◆ WHAT IS BEING ASKED:
Print the listing as it stands, omitting all images.

◆ RECORDED INFORMATION:
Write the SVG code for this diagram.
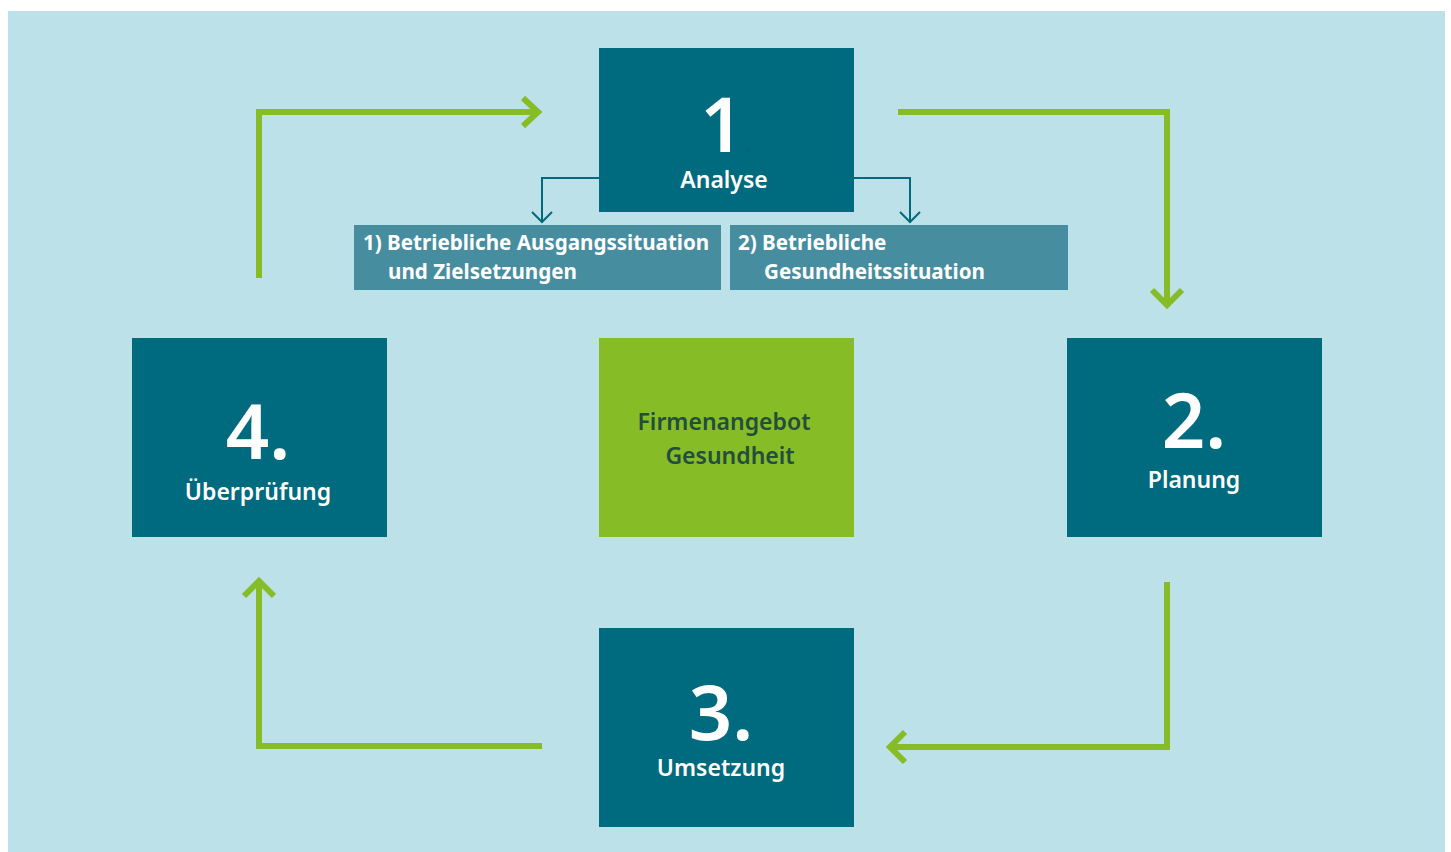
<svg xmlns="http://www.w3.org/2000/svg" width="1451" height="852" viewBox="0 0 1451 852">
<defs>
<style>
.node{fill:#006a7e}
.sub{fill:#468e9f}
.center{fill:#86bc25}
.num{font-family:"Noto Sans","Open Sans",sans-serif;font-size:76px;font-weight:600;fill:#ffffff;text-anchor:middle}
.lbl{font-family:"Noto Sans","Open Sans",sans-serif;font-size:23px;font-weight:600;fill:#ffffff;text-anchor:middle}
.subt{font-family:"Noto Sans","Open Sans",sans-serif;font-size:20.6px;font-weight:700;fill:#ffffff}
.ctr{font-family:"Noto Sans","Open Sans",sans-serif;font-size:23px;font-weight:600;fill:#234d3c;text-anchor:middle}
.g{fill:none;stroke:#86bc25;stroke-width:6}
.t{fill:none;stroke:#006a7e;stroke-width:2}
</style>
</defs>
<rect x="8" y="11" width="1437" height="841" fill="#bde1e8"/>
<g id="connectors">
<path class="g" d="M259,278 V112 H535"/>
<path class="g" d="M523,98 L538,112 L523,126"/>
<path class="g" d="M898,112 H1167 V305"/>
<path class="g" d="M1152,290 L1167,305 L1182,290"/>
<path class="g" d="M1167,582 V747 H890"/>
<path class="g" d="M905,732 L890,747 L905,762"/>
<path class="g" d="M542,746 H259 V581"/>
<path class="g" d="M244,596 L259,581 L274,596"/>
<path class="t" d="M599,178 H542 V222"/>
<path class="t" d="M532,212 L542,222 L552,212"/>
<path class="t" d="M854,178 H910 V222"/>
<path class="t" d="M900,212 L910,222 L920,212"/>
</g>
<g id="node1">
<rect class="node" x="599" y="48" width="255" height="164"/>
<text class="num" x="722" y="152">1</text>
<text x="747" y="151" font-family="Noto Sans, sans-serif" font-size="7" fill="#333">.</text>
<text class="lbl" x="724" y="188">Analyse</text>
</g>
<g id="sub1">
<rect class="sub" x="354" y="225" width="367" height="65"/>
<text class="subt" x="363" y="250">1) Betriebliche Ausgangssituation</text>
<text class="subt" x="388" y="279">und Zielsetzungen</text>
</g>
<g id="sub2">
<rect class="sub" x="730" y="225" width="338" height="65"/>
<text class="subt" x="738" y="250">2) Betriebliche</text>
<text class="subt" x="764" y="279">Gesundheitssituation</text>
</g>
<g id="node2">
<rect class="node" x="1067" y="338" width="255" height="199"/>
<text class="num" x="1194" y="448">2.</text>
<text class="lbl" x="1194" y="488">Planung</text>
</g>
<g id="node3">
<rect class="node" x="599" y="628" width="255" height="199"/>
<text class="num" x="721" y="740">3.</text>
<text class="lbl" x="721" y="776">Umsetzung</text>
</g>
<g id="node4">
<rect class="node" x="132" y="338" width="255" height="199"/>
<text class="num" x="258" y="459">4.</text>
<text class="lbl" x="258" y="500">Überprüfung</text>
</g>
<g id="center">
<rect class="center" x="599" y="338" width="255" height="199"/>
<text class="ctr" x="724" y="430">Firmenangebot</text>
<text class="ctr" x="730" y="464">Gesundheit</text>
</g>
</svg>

◆ COMPLETED EXERCISE:
Write the SVG code for this diagram.
<svg xmlns="http://www.w3.org/2000/svg" width="1451" height="852" viewBox="0 0 1451 852">
<defs>
<style>
.node{fill:#006a7e}
.sub{fill:#468e9f}
.center{fill:#86bc25}
.num{font-family:"Noto Sans","Open Sans",sans-serif;font-size:76px;font-weight:600;fill:#ffffff;text-anchor:middle}
.lbl{font-family:"Noto Sans","Open Sans",sans-serif;font-size:23px;font-weight:600;fill:#ffffff;text-anchor:middle}
.subt{font-family:"Noto Sans","Open Sans",sans-serif;font-size:20.6px;font-weight:700;fill:#ffffff}
.ctr{font-family:"Noto Sans","Open Sans",sans-serif;font-size:23px;font-weight:600;fill:#234d3c;text-anchor:middle}
.g{fill:none;stroke:#86bc25;stroke-width:6}
.t{fill:none;stroke:#006a7e;stroke-width:2}
</style>
</defs>
<rect x="8" y="11" width="1437" height="841" fill="#bde1e8"/>
<g id="connectors">
<path class="g" d="M259,278 V112 H535"/>
<path class="g" d="M523,98 L538,112 L523,126"/>
<path class="g" d="M898,112 H1167 V305"/>
<path class="g" d="M1152,290 L1167,305 L1182,290"/>
<path class="g" d="M1167,582 V747 H890"/>
<path class="g" d="M905,732 L890,747 L905,762"/>
<path class="g" d="M542,746 H259 V581"/>
<path class="g" d="M244,596 L259,581 L274,596"/>
<path class="t" d="M599,178 H542 V222"/>
<path class="t" d="M532,212 L542,222 L552,212"/>
<path class="t" d="M854,178 H910 V222"/>
<path class="t" d="M900,212 L910,222 L920,212"/>
</g>
<g id="node1">
<rect class="node" x="599" y="48" width="255" height="164"/>
<text class="num" x="722" y="152">1</text>
<text x="747" y="151" font-family="Noto Sans, sans-serif" font-size="7" fill="#333">.</text>
<text class="lbl" x="724" y="188">Analyse</text>
</g>
<g id="sub1">
<rect class="sub" x="354" y="225" width="367" height="65"/>
<text class="subt" x="363" y="250">1) Betriebliche Ausgangssituation</text>
<text class="subt" x="388" y="279">und Zielsetzungen</text>
</g>
<g id="sub2">
<rect class="sub" x="730" y="225" width="338" height="65"/>
<text class="subt" x="738" y="250">2) Betriebliche</text>
<text class="subt" x="764" y="279">Gesundheitssituation</text>
</g>
<g id="node2">
<rect class="node" x="1067" y="338" width="255" height="199"/>
<text class="num" x="1194" y="448">2.</text>
<text class="lbl" x="1194" y="488">Planung</text>
</g>
<g id="node3">
<rect class="node" x="599" y="628" width="255" height="199"/>
<text class="num" x="721" y="740">3.</text>
<text class="lbl" x="721" y="776">Umsetzung</text>
</g>
<g id="node4">
<rect class="node" x="132" y="338" width="255" height="199"/>
<text class="num" x="258" y="459">4.</text>
<text class="lbl" x="258" y="500">Überprüfung</text>
</g>
<g id="center">
<rect class="center" x="599" y="338" width="255" height="199"/>
<text class="ctr" x="724" y="430">Firmenangebot</text>
<text class="ctr" x="730" y="464">Gesundheit</text>
</g>
</svg>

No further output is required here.